| Information provided |
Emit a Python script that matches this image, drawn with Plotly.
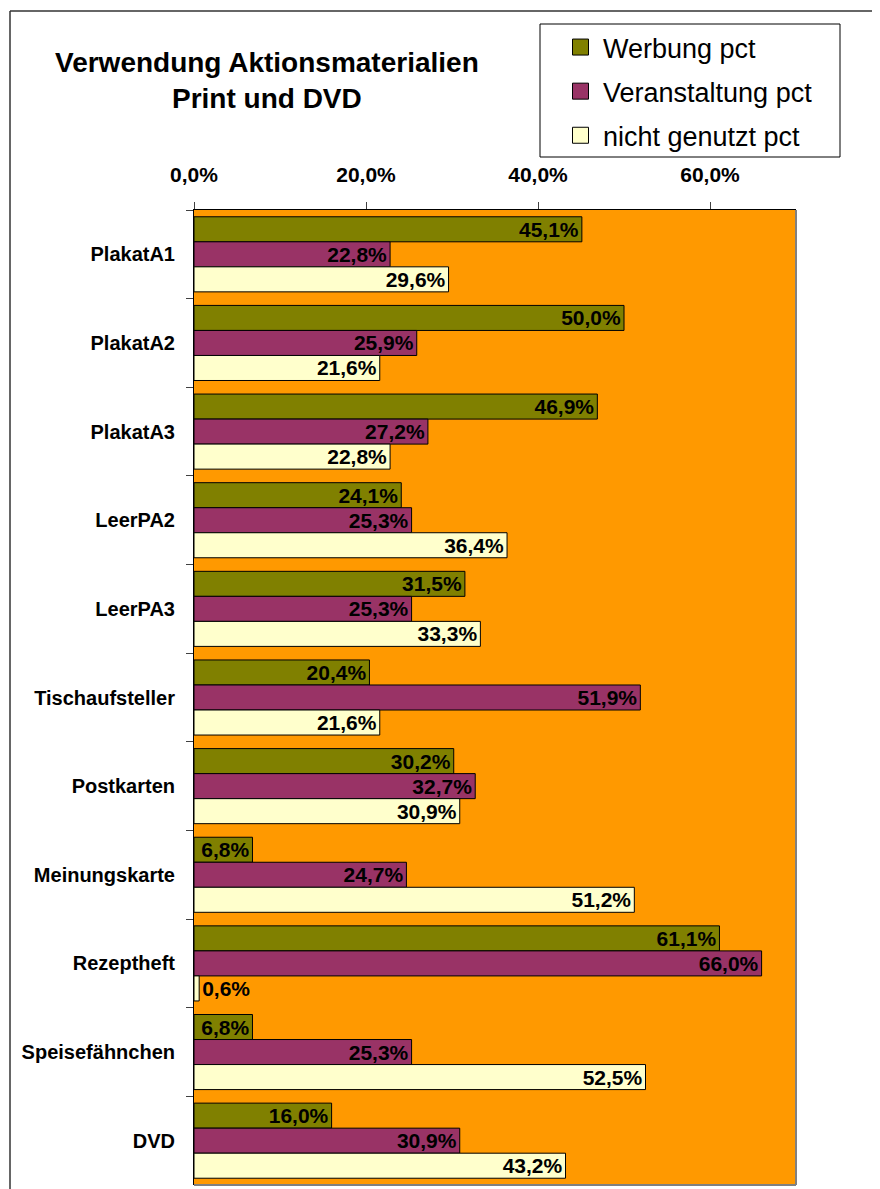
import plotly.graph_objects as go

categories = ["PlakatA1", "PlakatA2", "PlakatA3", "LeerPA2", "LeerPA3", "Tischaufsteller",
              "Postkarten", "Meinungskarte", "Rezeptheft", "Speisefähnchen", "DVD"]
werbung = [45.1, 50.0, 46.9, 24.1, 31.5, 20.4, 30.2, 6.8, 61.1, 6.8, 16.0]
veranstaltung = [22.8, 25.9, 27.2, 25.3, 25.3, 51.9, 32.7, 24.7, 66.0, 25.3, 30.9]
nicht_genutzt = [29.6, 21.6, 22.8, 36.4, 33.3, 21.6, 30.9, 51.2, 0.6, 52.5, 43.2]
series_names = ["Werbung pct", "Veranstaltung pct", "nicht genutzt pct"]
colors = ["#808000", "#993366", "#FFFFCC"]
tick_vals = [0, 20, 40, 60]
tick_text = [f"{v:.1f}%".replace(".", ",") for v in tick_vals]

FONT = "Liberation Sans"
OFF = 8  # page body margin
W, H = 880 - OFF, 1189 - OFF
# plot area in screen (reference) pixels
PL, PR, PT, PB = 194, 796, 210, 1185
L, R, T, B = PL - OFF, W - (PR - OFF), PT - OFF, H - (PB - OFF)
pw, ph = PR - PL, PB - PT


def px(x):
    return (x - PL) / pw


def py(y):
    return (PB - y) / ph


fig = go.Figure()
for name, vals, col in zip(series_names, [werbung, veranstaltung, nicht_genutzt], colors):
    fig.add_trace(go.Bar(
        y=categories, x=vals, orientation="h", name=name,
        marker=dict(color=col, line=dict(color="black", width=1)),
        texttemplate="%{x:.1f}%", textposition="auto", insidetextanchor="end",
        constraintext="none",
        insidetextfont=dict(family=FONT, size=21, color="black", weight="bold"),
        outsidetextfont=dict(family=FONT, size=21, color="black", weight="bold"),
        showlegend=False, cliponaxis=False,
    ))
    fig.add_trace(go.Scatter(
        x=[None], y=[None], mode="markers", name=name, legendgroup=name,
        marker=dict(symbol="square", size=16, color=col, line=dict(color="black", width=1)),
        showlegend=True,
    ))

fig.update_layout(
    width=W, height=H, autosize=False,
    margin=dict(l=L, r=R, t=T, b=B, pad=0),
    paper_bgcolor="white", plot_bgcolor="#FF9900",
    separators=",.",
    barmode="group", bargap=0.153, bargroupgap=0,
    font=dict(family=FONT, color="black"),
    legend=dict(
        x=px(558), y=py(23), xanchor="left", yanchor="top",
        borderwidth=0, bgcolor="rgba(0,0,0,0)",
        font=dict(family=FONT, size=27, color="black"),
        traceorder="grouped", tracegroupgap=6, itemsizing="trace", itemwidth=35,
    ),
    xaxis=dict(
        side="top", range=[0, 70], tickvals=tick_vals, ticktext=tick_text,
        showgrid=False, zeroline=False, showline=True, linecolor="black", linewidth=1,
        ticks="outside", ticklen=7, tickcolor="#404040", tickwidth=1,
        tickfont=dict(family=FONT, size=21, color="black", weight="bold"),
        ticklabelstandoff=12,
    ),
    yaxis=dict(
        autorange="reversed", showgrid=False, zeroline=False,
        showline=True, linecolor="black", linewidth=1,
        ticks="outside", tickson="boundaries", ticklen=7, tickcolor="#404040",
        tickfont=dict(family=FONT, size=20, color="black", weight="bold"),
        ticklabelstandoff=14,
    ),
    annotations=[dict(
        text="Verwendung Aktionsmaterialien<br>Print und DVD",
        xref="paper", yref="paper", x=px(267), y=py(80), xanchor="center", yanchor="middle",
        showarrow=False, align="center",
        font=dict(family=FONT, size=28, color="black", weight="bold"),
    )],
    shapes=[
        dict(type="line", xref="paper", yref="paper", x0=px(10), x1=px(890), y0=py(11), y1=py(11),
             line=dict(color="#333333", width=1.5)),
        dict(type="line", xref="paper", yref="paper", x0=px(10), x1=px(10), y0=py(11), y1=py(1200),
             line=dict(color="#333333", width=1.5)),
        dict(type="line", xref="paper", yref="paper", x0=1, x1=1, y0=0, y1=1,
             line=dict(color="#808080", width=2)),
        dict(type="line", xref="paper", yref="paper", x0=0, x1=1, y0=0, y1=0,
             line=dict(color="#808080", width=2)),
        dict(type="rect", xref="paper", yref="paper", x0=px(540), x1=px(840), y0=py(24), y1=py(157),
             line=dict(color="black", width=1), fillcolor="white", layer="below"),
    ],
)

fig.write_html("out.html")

| Directive |
Repeat the lines exactly as they stand, from the opening line of the data through the line with "import plotly.graph_objects as go". Pictures stay out of the copy.

| Solution to the problem |
Emit a Python script that matches this image, drawn with Plotly.
import plotly.graph_objects as go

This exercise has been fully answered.